Já não existe mais nenhum tabu com relação ao 2 de Março?

O 2 de Março não é o dia da fundação da OMA, em que todos relembramos a morte daquelas mulheres que lutaram para a libertação de Angola do jugo colonial. Esta data é da inteira responsabilidade do Ministério da Família e Acção Social, que tem organizado actividades em prol da efeméride para todas as mulheres angolanas. É uma data em que todas as angolanas devem festejar porque a luta é comum, a igualdade, equidade do género, empoderamento e reconhecimento das suas potencialidades, da paridade que deve existir entre homens e mulheres, porque uma nação se constrói por homens e mulheres, mas o que temos assistido na nossa sociedade têm sido alguns desequilíbrios na promoção da mulher, com maior atenção para os órgãos de Defesa e Segurança e Comunicação Social.

O que quer dizer com desequilíbrio desproporcional da mulher?

Desde a independência do país, em 1975, nunca tivemos mulheres como PCA e contam-se aquelas que ocuparam cargos de directoras de Informação de um órgão de Comunicação Social, quando existem em todos os órgãos mulheres com capacidade e competências reconhecidas para tal. Sabemos que nas redacções as mulheres abraçam a profissão com afinco e dedicação. As mulheres já deram provas de que estão preparadas profissional e academicamente para assumir cargos mais relevantes no país, dentro dos Ministérios, o que não tem acontecido, mesmo sendo Angola signatária de muitos tratados internacionais.
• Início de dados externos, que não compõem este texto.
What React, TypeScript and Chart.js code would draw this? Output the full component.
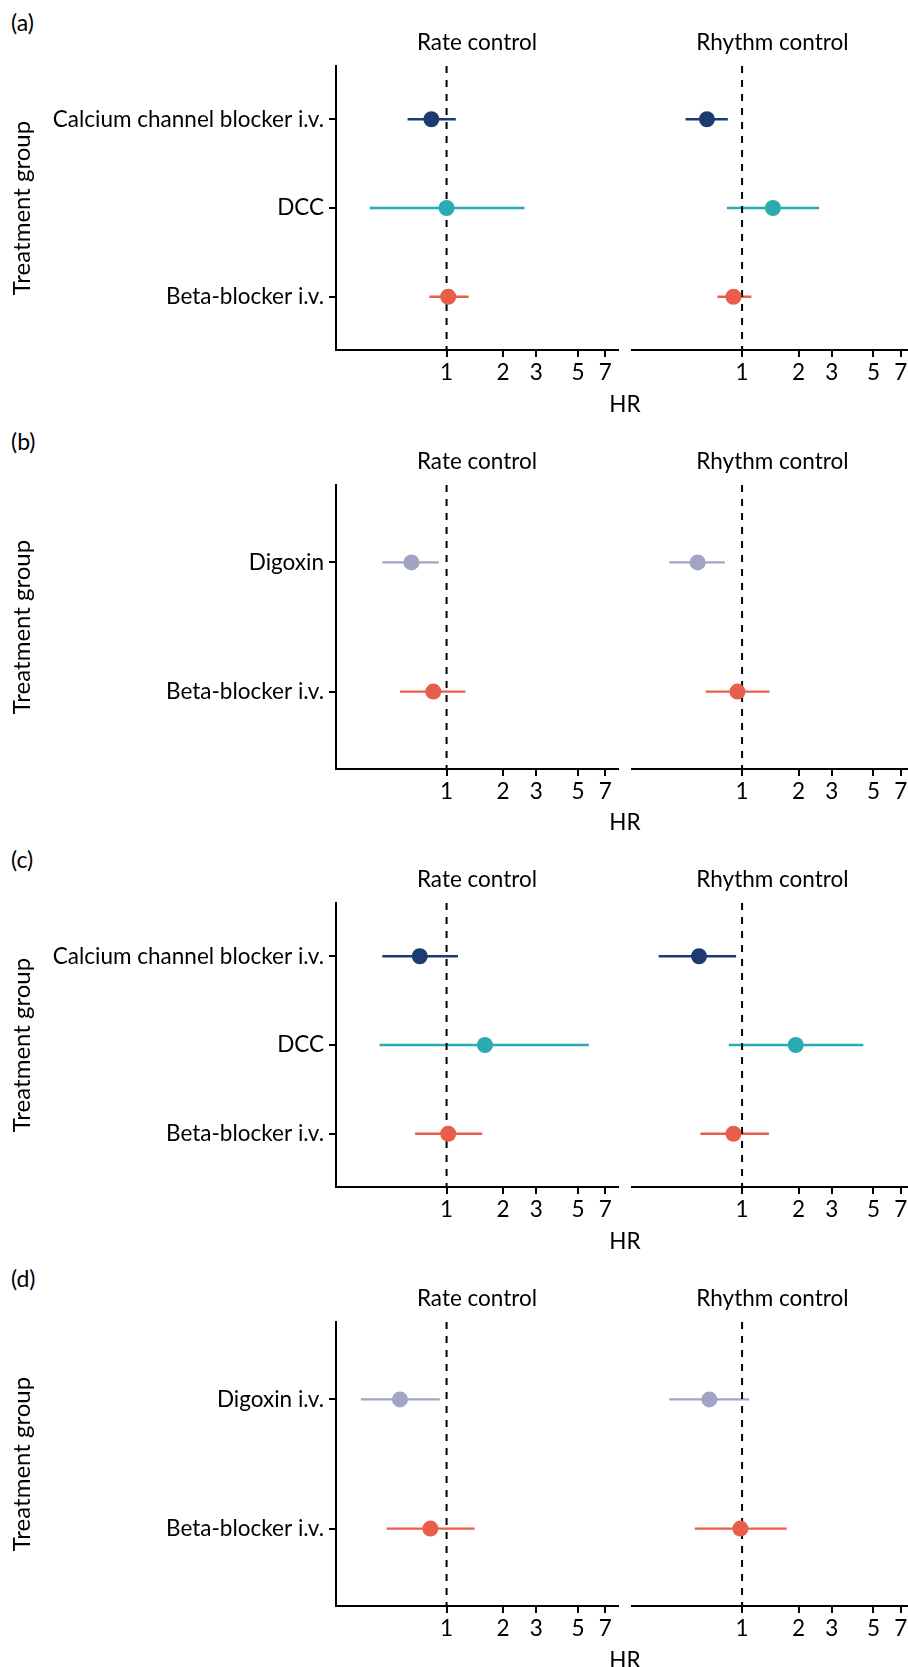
import React, { useEffect, useRef } from "react";
import { Chart, registerables } from "chart.js";

Chart.register(...registerables);
Chart.defaults.font.family = "Lato, 'Noto Sans', sans-serif";
Chart.defaults.color = "#000";

// ---------- data ----------
const panelLetters = ["(a)", "(b)", "(c)", "(d)"];
const facetTitles = ["Rate control", "Rhythm control"];
const xAxisTitle = "HR";
const yAxisTitle = "Treatment group";
const xTickValues = [1, 2, 3, 5, 7];
const xMin = 0.258;
const xMax = 8.17;

const NAVY = "#1c3b70";
const TEAL = "#2aabb1";
const CORAL = "#e85e4b";
const LAVENDER = "#a3a3c6";

// (a)
const catsA = ["Calcium channel blocker i.v.", "DCC", "Beta-blocker i.v."];
const colorsA = [NAVY, TEAL, CORAL];
const rateA_hr = [0.83, 1.0, 1.02];
const rateA_lo = [0.62, 0.39, 0.81];
const rateA_hi = [1.12, 2.6, 1.31];
const rhythmA_hr = [0.65, 1.46, 0.9];
const rhythmA_lo = [0.5, 0.83, 0.74];
const rhythmA_hi = [0.84, 2.57, 1.12];

// (b)
const catsB = ["Digoxin", "Beta-blocker i.v."];
const colorsB = [LAVENDER, CORAL];
const rateB_hr = [0.65, 0.85];
const rateB_lo = [0.455, 0.565];
const rateB_hi = [0.91, 1.26];
const rhythmB_hr = [0.58, 0.945];
const rhythmB_lo = [0.41, 0.64];
const rhythmB_hi = [0.81, 1.4];

// (c)
const catsC = ["Calcium channel blocker i.v.", "DCC", "Beta-blocker i.v."];
const colorsC = [NAVY, TEAL, CORAL];
const rateC_hr = [0.72, 1.6, 1.02];
const rateC_lo = [0.455, 0.44, 0.68];
const rateC_hi = [1.15, 5.72, 1.55];
const rhythmC_hr = [0.59, 1.93, 0.9];
const rhythmC_lo = [0.36, 0.85, 0.6];
const rhythmC_hi = [0.93, 4.42, 1.39];

// (d)
const catsD = ["Digoxin i.v.", "Beta-blocker i.v."];
const colorsD = [LAVENDER, CORAL];
const rateD_hr = [0.565, 0.82];
const rateD_lo = [0.35, 0.48];
const rateD_hi = [0.92, 1.41];
const rhythmD_hr = [0.67, 0.98];
const rhythmD_lo = [0.41, 0.56];
const rhythmD_hi = [1.09, 1.73];

const panels = [
  { cats: catsA, colors: colorsA, facets: [[rateA_hr, rateA_lo, rateA_hi], [rhythmA_hr, rhythmA_lo, rhythmA_hi]] },
  { cats: catsB, colors: colorsB, facets: [[rateB_hr, rateB_lo, rateB_hi], [rhythmB_hr, rhythmB_lo, rhythmB_hi]] },
  { cats: catsC, colors: colorsC, facets: [[rateC_hr, rateC_lo, rateC_hi], [rhythmC_hr, rhythmC_lo, rhythmC_hi]] },
  { cats: catsD, colors: colorsD, facets: [[rateD_hr, rateD_lo, rateD_hi], [rhythmD_hr, rhythmD_lo, rhythmD_hi]] },
];

// ---------- layout ----------
const BLOCK_H = 418;
const blockTops = [0, 418.7, 837.3, 1256];
const FONT_SIZE = 22.5;
const YTITLE_SIZE = 24;

type FacetProps = {
  cats: string[];
  colors: string[];
  hr: number[];
  lo: number[];
  hi: number[];
  title: string;
  isLeft: boolean;
};

function Facet({ cats, colors, hr, lo, hi, title, isLeft }: FacetProps) {
  const ref = useRef<HTMLCanvasElement>(null);
  const width = isLeft ? 620 : 294;
  useEffect(() => {
    const n = cats.length;
    const yMin = 0.4;
    const yMax = n + 0.6;
    const datasets: any[] = [];
    cats.forEach((_, i) => {
      datasets.push({
        type: "scatter",
        data: [{ x: hr[i], y: i + 1 }],
        backgroundColor: colors[i],
        borderColor: colors[i],
        borderWidth: 0,
        pointRadius: 8,
        pointHoverRadius: 8,
        order: 0,
      });
    });
    datasets.push({
      type: "line",
      data: [
        { x: 1, y: yMin },
        { x: 1, y: yMax },
      ],
      borderColor: "#000",
      borderWidth: 2,
      borderDash: [7, 7],
      pointRadius: 0,
      order: 1,
    });
    cats.forEach((_, i) => {
      datasets.push({
        type: "line",
        data: [
          { x: lo[i], y: i + 1 },
          { x: hi[i], y: i + 1 },
        ],
        borderColor: colors[i],
        borderWidth: 2.3,
        pointRadius: 0,
        order: 2,
      });
    });

    const chart = new Chart(ref.current as HTMLCanvasElement, {
      type: "scatter",
      data: { datasets },
      options: {
        responsive: false,
        animation: false,
        devicePixelRatio: 1,
        events: [],
        layout: {
          autoPadding: false,
          padding: isLeft
            ? { left: 0, right: 2, top: 0, bottom: 0 }
            : { left: 11.5, right: 0.5, top: 0, bottom: 0 },
        },
        plugins: {
          legend: { display: false },
          tooltip: { enabled: false },
          title: {
            display: true,
            text: title,
            fullSize: false,
            color: "#000",
            font: { size: FONT_SIZE, weight: "normal" },
            padding: { top: 29.2, bottom: 9.8 },
          },
        },
        scales: {
          x: {
            type: "logarithmic",
            min: xMin,
            max: xMax,
            afterBuildTicks: (s: any) => {
              s.ticks = xTickValues.map((v) => ({ value: v }));
            },
            afterFit: (s: any) => {
              s.height = BLOCK_H - 350;
              s.paddingLeft = 0;
              s.paddingRight = 0;
            },
            ticks: {
              autoSkip: false,
              maxRotation: 0,
              minRotation: 0,
              color: "#000",
              padding: 2.5,
              font: { size: FONT_SIZE },
              callback: (v: any) => String(v),
            },
            grid: {
              drawOnChartArea: false,
              drawTicks: true,
              tickLength: 7,
              color: "#000",
              lineWidth: 2,
            },
            border: { display: true, color: "#000", width: 2 },
          },
          y: {
            type: "linear",
            reverse: true,
            min: yMin,
            max: yMax,
            display: isLeft,
            afterBuildTicks: (s: any) => {
              s.ticks = cats.map((_, i) => ({ value: i + 1 }));
            },
            afterFit: (s: any) => {
              if (isLeft) s.width = 336;
              s.paddingTop = 0;
              s.paddingBottom = 0;
            },
            ticks: {
              autoSkip: false,
              color: "#000",
              padding: 5,
              font: { size: FONT_SIZE },
              callback: (_v: any, idx: number) => cats[idx],
            },
            grid: {
              drawOnChartArea: false,
              drawTicks: true,
              tickLength: 7,
              color: "#000",
              lineWidth: 2,
            },
            border: { display: true, color: "#000", width: 2 },
            title: {
              display: true,
              text: yAxisTitle,
              color: "#000",
              font: { size: YTITLE_SIZE },
              padding: { top: 8.3, bottom: 0 },
            },
          },
        },
      } as any,
    });
    return () => chart.destroy();
  }, []);
  return (
    <canvas
      ref={ref}
      width={width}
      height={BLOCK_H}
      style={{ position: "absolute", left: isLeft ? 0 : 620, top: 0, width, height: BLOCK_H, display: "block" }}
    />
  );
}

export default function App() {
  return (
    <div
      style={{
        position: "absolute",
        left: 0,
        top: 0,
        width: 908,
        height: 1667,
        overflow: "hidden",
        background: "#fff",
        fontFamily: "Lato, 'Noto Sans', sans-serif",
        color: "#000",
      }}
    >
      {panels.map((p, k) => (
        <div key={k} style={{ position: "absolute", left: 0, top: blockTops[k], width: 908, height: BLOCK_H }}>
          <div style={{ position: "absolute", left: 11, top: 8, fontSize: 23, lineHeight: "28px" }}>
            {panelLetters[k]}
          </div>
          {p.facets.map((f, j) => (
            <Facet
              key={j}
              cats={p.cats}
              colors={p.colors}
              hr={f[0]}
              lo={f[1]}
              hi={f[2]}
              title={facetTitles[j]}
              isLeft={j === 0}
            />
          ))}
          <div
            style={{
              position: "absolute",
              left: 625,
              top: 389.5,
              transform: "translateX(-50%)",
              fontSize: FONT_SIZE,
              lineHeight: "27px",
              whiteSpace: "nowrap",
            }}
          >
            {xAxisTitle}
          </div>
        </div>
      ))}
    </div>
  );
}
Isto quer dizer que a promoção por meritocracia não tem sido exercida?

Sim. Urge a necessidade de ser revista a meritocracia dentro das instituições, quer estatais, quer privadas. Estamos a cobrar às instituições para o cumprimento dos tratados que Angola assina. As mulheres angolanas estão em maioria no que concerne a licenciaturas e é importante que se aposte nela, que lhes seja dada a oportunidade de mostrar o seu real valor profissional.